Objective:
Repeat every line of the data exactly, but not the pictures.
================================
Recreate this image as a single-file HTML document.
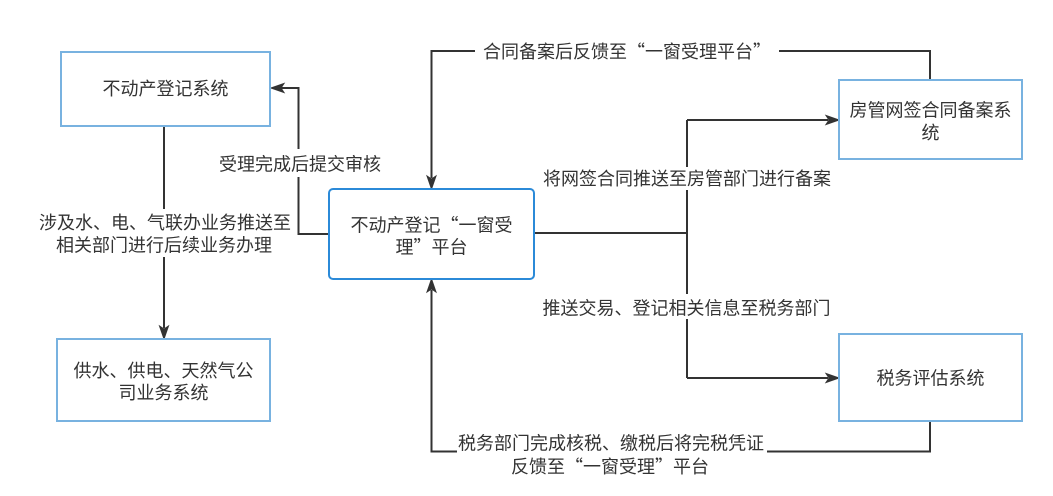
<!DOCTYPE html>
<html>
<head>
<meta charset="utf-8">
<style>
  html,body{margin:0;padding:0;background:#fff;}
  svg{display:block;}
  text{font-family:"Liberation Sans","Noto Sans CJK SC",sans-serif;font-size:18px;fill:#333;}
  .q{font-family:"Noto Sans CJK SC",sans-serif;}
</style>
</head>
<body>
<svg width="1053" height="496" viewBox="0 0 1053 496" xmlns="http://www.w3.org/2000/svg">
  <rect x="0" y="0" width="1053" height="496" fill="#fff"/>

  <!-- connectors -->
  <g fill="none" stroke="#333" stroke-width="2">
    <!-- box2 -> box1 -->
    <polyline points="329,234 298.5,234 298.5,88 281,88"/>
    <!-- box1 -> box3 -->
    <polyline points="164,126 164,328"/>
    <!-- 房管 -> box2 top -->
    <polyline points="930,80 930,51 431.5,51 431.5,178"/>
    <!-- 税务 -> box2 bottom -->
    <polyline points="930,421 930,451.5 431.5,451.5 431.5,290"/>
    <!-- box2 -> right split -->
    <polyline points="534,233 687,233"/>
    <polyline points="687,120 687,378"/>
    <polyline points="687,120 828,120"/>
    <polyline points="687,378 828,378"/>
  </g>

  <!-- arrowheads -->
  <g fill="#333" stroke="#333" stroke-width="1">
    <path d="M271,88 L284,83.5 L281,88 L284,92.5 Z"/>
    <path d="M164,339 L159.5,326 L164,329 L168.5,326 Z"/>
    <path d="M431.5,189 L427,176 L431.5,179 L436,176 Z"/>
    <path d="M431.5,279 L427,292 L431.5,289 L436,292 Z"/>
    <path d="M839,120 L826,115.5 L829,120 L826,124.5 Z"/>
    <path d="M839,378 L826,373.5 L829,378 L826,382.5 Z"/>
  </g>

  <!-- label backgrounds -->
  <g fill="#fff">
    <rect x="475" y="40" width="304" height="24"/>
    <rect x="219" y="149" width="162" height="28"/>
    <rect x="38" y="209" width="254" height="48"/>
    <rect x="542" y="167" width="290" height="23"/>
    <rect x="542" y="294" width="290" height="25"/>
    <rect x="457" y="432" width="310" height="46"/>
  </g>

  <!-- boxes -->
  <g fill="#fff" stroke="#78b2e0" stroke-width="2">
    <rect x="61" y="52" width="209" height="74"/>
    <rect x="57" y="339" width="213" height="82"/>
    <rect x="839" y="80" width="183" height="79"/>
    <rect x="839" y="334" width="183" height="87"/>
  </g>
  <rect x="329" y="189" width="205" height="90" rx="4" ry="4" fill="#fff" stroke="#2b8ad8" stroke-width="2"/>

  <!-- box texts -->
  <g text-anchor="middle">
    <text x="165.5" y="95">不动产登记系统</text>
    <text x="431.5" y="231.5">不动产登记<tspan class="q">“</tspan>一窗受</text>
    <text x="431.5" y="253.5">理<tspan class="q">”</tspan>平台</text>
    <text x="163.5" y="377">供水、供电、天然气公</text>
    <text x="163.5" y="399">司业务系统</text>
    <text x="930.5" y="116.5">房管网签合同备案系</text>
    <text x="930.5" y="139">统</text>
    <text x="930.5" y="384.5">税务评估系统</text>
  </g>

  <!-- connector labels -->
  <g text-anchor="middle">
    <text x="627" y="58">合同备案后反馈至<tspan class="q">“</tspan>一窗受理平台<tspan class="q">”</tspan></text>
    <text x="300" y="170.5">受理完成后提交审核</text>
    <text x="165" y="229">涉及水、电、气联办业务推送至</text>
    <text x="164" y="251.5">相关部门进行后续业务办理</text>
    <text x="687" y="185">将网签合同推送至房管部门进行备案</text>
    <text x="686.5" y="314.5">推送交易、登记相关信息至税务部门</text>
    <text x="611" y="449.5">税务部门完成核税、缴税后将完税凭证</text>
    <text x="610" y="473">反馈至<tspan class="q">“</tspan>一窗受理<tspan class="q">”</tspan>平台</text>
  </g>
</svg>
</body>
</html>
================================
Task result:
Recreate this image as a single-file HTML document.
<!DOCTYPE html>
<html>
<head>
<meta charset="utf-8">
<style>
  html,body{margin:0;padding:0;background:#fff;}
  svg{display:block;}
  text{font-family:"Liberation Sans","Noto Sans CJK SC",sans-serif;font-size:18px;fill:#333;}
  .q{font-family:"Noto Sans CJK SC",sans-serif;}
</style>
</head>
<body>
<svg width="1053" height="496" viewBox="0 0 1053 496" xmlns="http://www.w3.org/2000/svg">
  <rect x="0" y="0" width="1053" height="496" fill="#fff"/>

  <!-- connectors -->
  <g fill="none" stroke="#333" stroke-width="2">
    <!-- box2 -> box1 -->
    <polyline points="329,234 298.5,234 298.5,88 281,88"/>
    <!-- box1 -> box3 -->
    <polyline points="164,126 164,328"/>
    <!-- 房管 -> box2 top -->
    <polyline points="930,80 930,51 431.5,51 431.5,178"/>
    <!-- 税务 -> box2 bottom -->
    <polyline points="930,421 930,451.5 431.5,451.5 431.5,290"/>
    <!-- box2 -> right split -->
    <polyline points="534,233 687,233"/>
    <polyline points="687,120 687,378"/>
    <polyline points="687,120 828,120"/>
    <polyline points="687,378 828,378"/>
  </g>

  <!-- arrowheads -->
  <g fill="#333" stroke="#333" stroke-width="1">
    <path d="M271,88 L284,83.5 L281,88 L284,92.5 Z"/>
    <path d="M164,339 L159.5,326 L164,329 L168.5,326 Z"/>
    <path d="M431.5,189 L427,176 L431.5,179 L436,176 Z"/>
    <path d="M431.5,279 L427,292 L431.5,289 L436,292 Z"/>
    <path d="M839,120 L826,115.5 L829,120 L826,124.5 Z"/>
    <path d="M839,378 L826,373.5 L829,378 L826,382.5 Z"/>
  </g>

  <!-- label backgrounds -->
  <g fill="#fff">
    <rect x="475" y="40" width="304" height="24"/>
    <rect x="219" y="149" width="162" height="28"/>
    <rect x="38" y="209" width="254" height="48"/>
    <rect x="542" y="167" width="290" height="23"/>
    <rect x="542" y="294" width="290" height="25"/>
    <rect x="457" y="432" width="310" height="46"/>
  </g>

  <!-- boxes -->
  <g fill="#fff" stroke="#78b2e0" stroke-width="2">
    <rect x="61" y="52" width="209" height="74"/>
    <rect x="57" y="339" width="213" height="82"/>
    <rect x="839" y="80" width="183" height="79"/>
    <rect x="839" y="334" width="183" height="87"/>
  </g>
  <rect x="329" y="189" width="205" height="90" rx="4" ry="4" fill="#fff" stroke="#2b8ad8" stroke-width="2"/>

  <!-- box texts -->
  <g text-anchor="middle">
    <text x="165.5" y="95">不动产登记系统</text>
    <text x="431.5" y="231.5">不动产登记<tspan class="q">“</tspan>一窗受</text>
    <text x="431.5" y="253.5">理<tspan class="q">”</tspan>平台</text>
    <text x="163.5" y="377">供水、供电、天然气公</text>
    <text x="163.5" y="399">司业务系统</text>
    <text x="930.5" y="116.5">房管网签合同备案系</text>
    <text x="930.5" y="139">统</text>
    <text x="930.5" y="384.5">税务评估系统</text>
  </g>

  <!-- connector labels -->
  <g text-anchor="middle">
    <text x="627" y="58">合同备案后反馈至<tspan class="q">“</tspan>一窗受理平台<tspan class="q">”</tspan></text>
    <text x="300" y="170.5">受理完成后提交审核</text>
    <text x="165" y="229">涉及水、电、气联办业务推送至</text>
    <text x="164" y="251.5">相关部门进行后续业务办理</text>
    <text x="687" y="185">将网签合同推送至房管部门进行备案</text>
    <text x="686.5" y="314.5">推送交易、登记相关信息至税务部门</text>
    <text x="611" y="449.5">税务部门完成核税、缴税后将完税凭证</text>
    <text x="610" y="473">反馈至<tspan class="q">“</tspan>一窗受理<tspan class="q">”</tspan>平台</text>
  </g>
</svg>
</body>
</html>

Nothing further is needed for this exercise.